“A generation ago, the city of Voortyashtan was the stronghold of the god of war and death, the birthplace of fearsome supernatural sentinels who killed and subjugated millions.
Now, the city’s god is dead. The city itself lies in ruins. And to its new military occupiers, the once-powerful capital is a wasteland of sectarian violence and bloody uprisings.
So it makes perfect sense that General Turyin Mulaghesh— foul-mouthed hero of the battle of Bulikov, rumored war criminal, ally of an embattled Prime Minister—has been exiled there to count down the days until she can draw her pension and be forgotten.
At least, it makes the perfect cover story.
The truth is that the general has been pressed into service one last time, dispatched to investigate a discovery with the potential to change the world–or destroy it.
The trouble is that this old soldier isn’t sure she’s still got what it takes to be the hero.”
My Thoughts: I do love a good fantasy story. There is something so enjoyable in reading about worlds that do not exist whether they are filled with magic or suspend the laws and theories of science. I could analyze why I love a good fantasy story. I am sure it has something to do with escaping reality, but I will leave that to the psychologists. Instead, let me gush about Robert Jackson Bennett’s latest novel in his Divine Cities series.
A good fantasy balances the expository necessity of world-building with forward progression of the story. This is something Bennett does so, so well. Because City of Blades picks up several years after the action in City of Stairs, and because it follows a different hero in a different city, there is again a significant amount of world-building Bennett must provide in order to bring readers up to speed. He has a gift for building his strange world right into the action, so that readers never feel the story lag due to lengthy descriptions or huge chunks of explanations.

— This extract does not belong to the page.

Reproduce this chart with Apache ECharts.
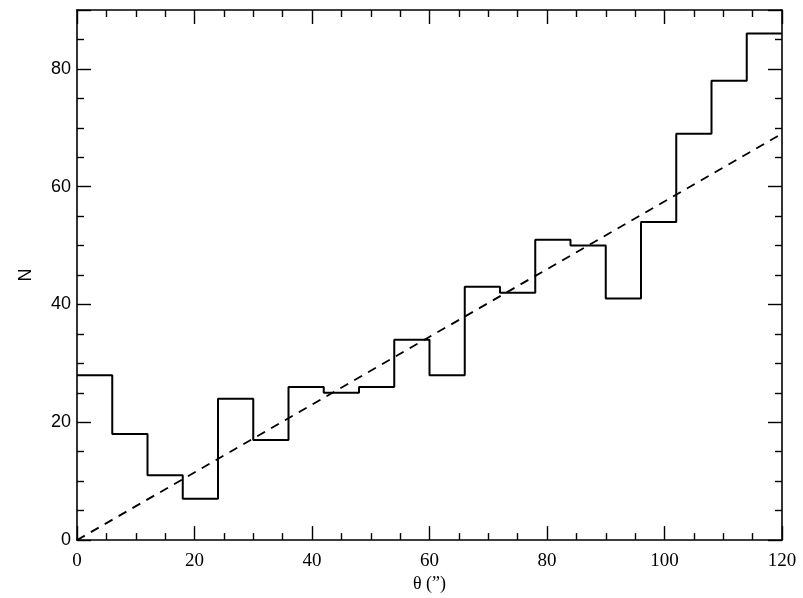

Even better, his world is just so damn fascinating. It is difficult to shake the impression that the story takes place in Asia because his use of names, physical descriptions, and food choices could very well come directly from Russia, India, and one of the Scandinavian countries. This makes following the story easy and yet tricky because one must constantly remember that it is a fictional location about a fictional group of people. Building on this layer of familiarity, he adds a nebulous time period. Much of the technology described throughout the novel is a mash-up of old and new items. They drive cars and sail on cruise ships. They fire rifles and cannons. They use cranes and drills for construction projects. They send private communiques over wire. However, telephones are ancient, and no one uses them anymore. They use horses more often than cars. They may have rifles but they also use cross-bows and swords. There is so much that is familiar and yet tauntingly strange about this weird world of Saypur and the Continent. Does it take place in the past or in the future? Does it really occur on the Asian continent or is that just for familiarity’s sake? You just want to know, but at the same time not knowing enhances the truly fantastic elements of the story.
As for City of Blades, it follows the adventures of the very hilarious, totally crass and thoroughly enjoyable General Turyin Mulaghesh. She is a woman’s woman with her propensity for cursing and her “fuck everyone” attitude. This woman tells it like it is and does not bother to sugarcoat a damn thing. While it may turn off some readers, I love every minute of this extremely non-traditional woman’s story, especially when she reveals some of the demons haunting her and admits to a vulnerability buried deep underneath the gruff exterior.
City of Blades brings back all of the favorite characters from City of Stairs, which is a great thing because they all had a genuine connection with each other. They work well together, and you cannot imagine one of the main three characters without at least one other. This is not a rehashing of the first story though. The two stories are similar but have distinctly different themes. However, Bennett reveals a greater plot hiding underneath the individual stories which left me incredibly anxious for the final book.
This is one book/series where I am completely incapable of expressing just how good it is. Bennett’s world is so complex but the familiar elements make it easy to understand. His characters are fantastic; the shades of grey they all portray when it comes to good versus evil are just spectacular and would make for an amazing character study. On top of all of that, the story is just good. Intense, action-packed, and mysterious, there is also something to keep a reader’s interest. Just do yourself a favor and go read it, okay?